# 2001 Hobby 750FMSe manual



## david-david (Feb 24, 2013)

Hi guys, 

Has anyone got the English manual? 

I've read quite a few posts and some have links but they no longer work. Going to pick the van up this weekend and would really like to find out as much as I can before taking it away for a weekend as this is my first motorhome.


----------



## sunseekers (Apr 20, 2010)

Bump!


----------



## StormyWX (Sep 20, 2009)

Did you ever get hold of a manual?

Archie


----------



## david-david (Feb 24, 2013)

StormyWX said:


> Did you ever get hold of a manual?
> 
> Archie


Hi Archie,

Yep, my dad had them and sent them to me. They are in pdf format. If you PM me your email address I'll send them across (three or four files in total if I recall)

Dave.


----------



## StormyWX (Sep 20, 2009)

Hi Dave, I have PM'd you my email address. Appreciate you sending me the manuals.

Cheers

Archie


----------



## Pudsey_Bear (Sep 25, 2008)

As an aid to other hobbyists, it would be a good move to post a link to it in the thread if possible, then google can find it and then anyone else can use it.

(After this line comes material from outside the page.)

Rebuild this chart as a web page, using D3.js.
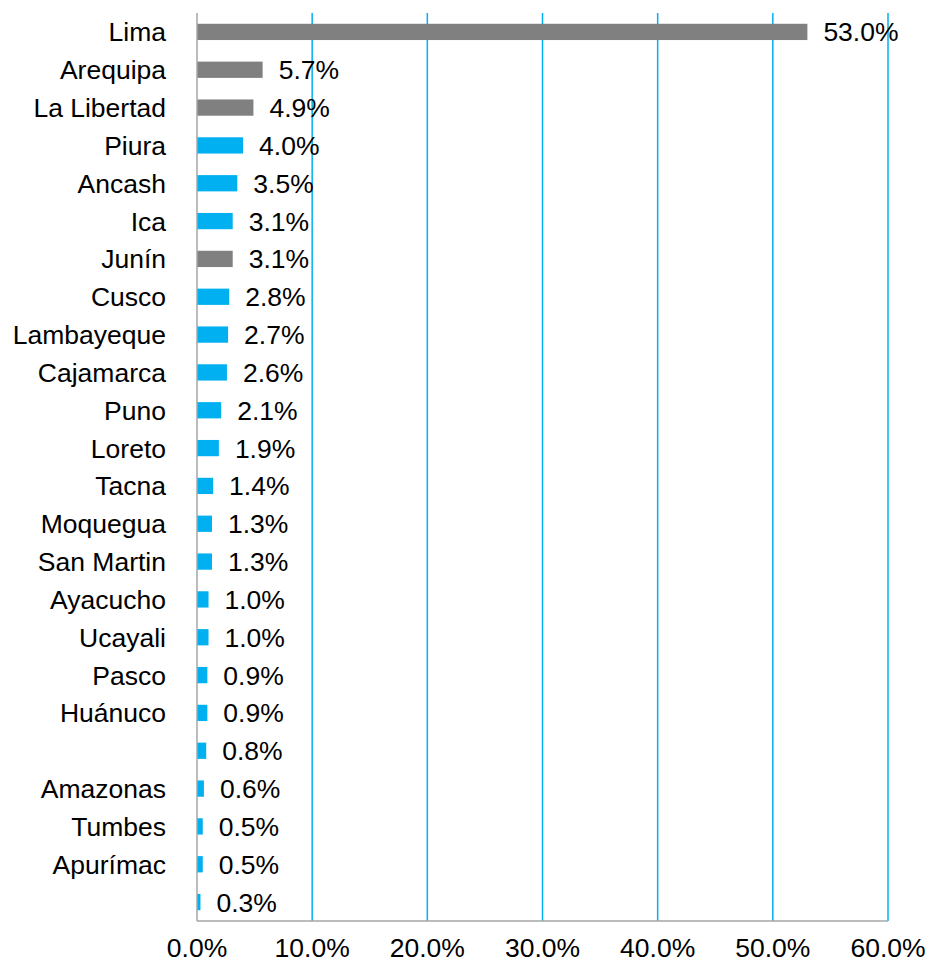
<!DOCTYPE html>
<html>
<head>
<meta charset="utf-8">
<script src="https://cdn.jsdelivr.net/npm/d3@7"></script>
<style>
  body { margin: 0; background: #fff; }
  text { font-family: "Liberation Sans", Arial, sans-serif; fill: #000; }
</style>
</head>
<body>
<div id="chart"></div>
<script>
// regions (empty names in the source are kept empty)
var regions = ["Lima", "Arequipa", "La Libertad", "Piura", "Ancash", "Ica", "Junín", "Cusco",
  "Lambayeque", "Cajamarca", "Puno", "Loreto", "Tacna", "Moquegua", "San Martin", "Ayacucho",
  "Ucayali", "Pasco", "Huánuco", "", "Amazonas", "Tumbes", "Apurímac", ""];
var shares = [53.0, 5.7, 4.9, 4.0, 3.5, 3.1, 3.1, 2.8, 2.7, 2.6, 2.1, 1.9, 1.4, 1.3, 1.3, 1.0,
  1.0, 0.9, 0.9, 0.8, 0.6, 0.5, 0.5, 0.3];
var highlighted = ["Lima", "Arequipa", "La Libertad", "Junín"];
var xTicks = [0, 10, 20, 30, 40, 50, 60];

var width = 928, height = 964;
var margin = { top: 13, right: 40, bottom: 43, left: 197 };
var fontSize = 26.5;

var rows = regions.map(function(r, i) {
  return { key: i, name: r, value: shares[i] };
});

var svg = d3.select("#chart").append("svg")
  .attr("width", width)
  .attr("height", height);

var x = d3.scaleLinear()
  .domain([0, 60])
  .range([margin.left, 888]);

var y = d3.scaleBand()
  .domain(rows.map(function(d) { return d.key; }))
  .range([margin.top, height - margin.bottom])
  .paddingInner(0.57)
  .paddingOuter(0.285);

// vertical gridlines
svg.append("g")
  .selectAll("line")
  .data(xTicks.slice(1))
  .join("line")
  .attr("x1", function(d) { return x(d); })
  .attr("x2", function(d) { return x(d); })
  .attr("y1", margin.top)
  .attr("y2", height - margin.bottom)
  .attr("stroke", "#00B0F0")
  .attr("stroke-width", 1.5);

// bars
svg.append("g")
  .selectAll("rect")
  .data(rows)
  .join("rect")
  .attr("x", x(0))
  .attr("y", function(d) { return y(d.key); })
  .attr("width", function(d) { return x(d.value) - x(0); })
  .attr("height", y.bandwidth())
  .attr("fill", function(d) {
    return highlighted.indexOf(d.name) >= 0 ? "#808080" : "#00B0F0";
  });

// value labels
svg.append("g")
  .selectAll("text")
  .data(rows)
  .join("text")
  .attr("x", function(d) { return x(d.value) + 16; })
  .attr("y", function(d) { return y(d.key) + y.bandwidth() / 2; })
  .attr("dy", "0.36em")
  .attr("font-size", fontSize)
  .text(function(d) { return d.value.toFixed(1) + "%"; });

// category labels
svg.append("g")
  .selectAll("text")
  .data(rows)
  .join("text")
  .attr("x", 166)
  .attr("y", function(d) { return y(d.key) + y.bandwidth() / 2; })
  .attr("dy", "0.36em")
  .attr("text-anchor", "end")
  .attr("font-size", fontSize)
  .text(function(d) { return d.name; });

// axes lines
svg.append("line")
  .attr("x1", x(0)).attr("x2", x(0))
  .attr("y1", margin.top).attr("y2", height - margin.bottom)
  .attr("stroke", "#A6A6A6").attr("stroke-width", 1.5);

svg.append("line")
  .attr("x1", x(0)).attr("x2", x(60))
  .attr("y1", height - margin.bottom).attr("y2", height - margin.bottom)
  .attr("stroke", "#A6A6A6").attr("stroke-width", 1.5);

// x tick labels
svg.append("g")
  .selectAll("text")
  .data(xTicks)
  .join("text")
  .attr("x", function(d) { return x(d); })
  .attr("y", 957)
  .attr("text-anchor", "middle")
  .attr("font-size", fontSize)
  .text(function(d) { return d.toFixed(1) + "%"; });
</script>
</body>
</html>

I find it abhorrent that there are sites which charge a fee to download manuals that are/were freely available.


----------



## Pudsey_Bear (Sep 25, 2008)

*Found this*, most useful if you have nothing else.


----------



## david-david (Feb 24, 2013)

https://www.dropbox.com/s/uu5te5uw7dbfxow/Hobby Manual 01.pdf?dl=0

https://www.dropbox.com/s/ijlud6gkgsuhwgo/Hobby Manual 02.pdf?dl=0

https://www.dropbox.com/s/m2x34pi0s191gdq/Hobby Manual 03.pdf?dl=0


----------



## Pudsey_Bear (Sep 25, 2008)

david-david said:


> https://www.dropbox.com/s/uu5te5uw7dbfxow/Hobby Manual 01.pdf?dl=0
> 
> https://www.dropbox.com/s/ijlud6gkgsuhwgo/Hobby Manual 02.pdf?dl=0
> 
> https://www.dropbox.com/s/m2x34pi0s191gdq/Hobby Manual 03.pdf?dl=0


Nice one David, Google didn't find it though, I think it has to be plain text on a web site, not sure really.


----------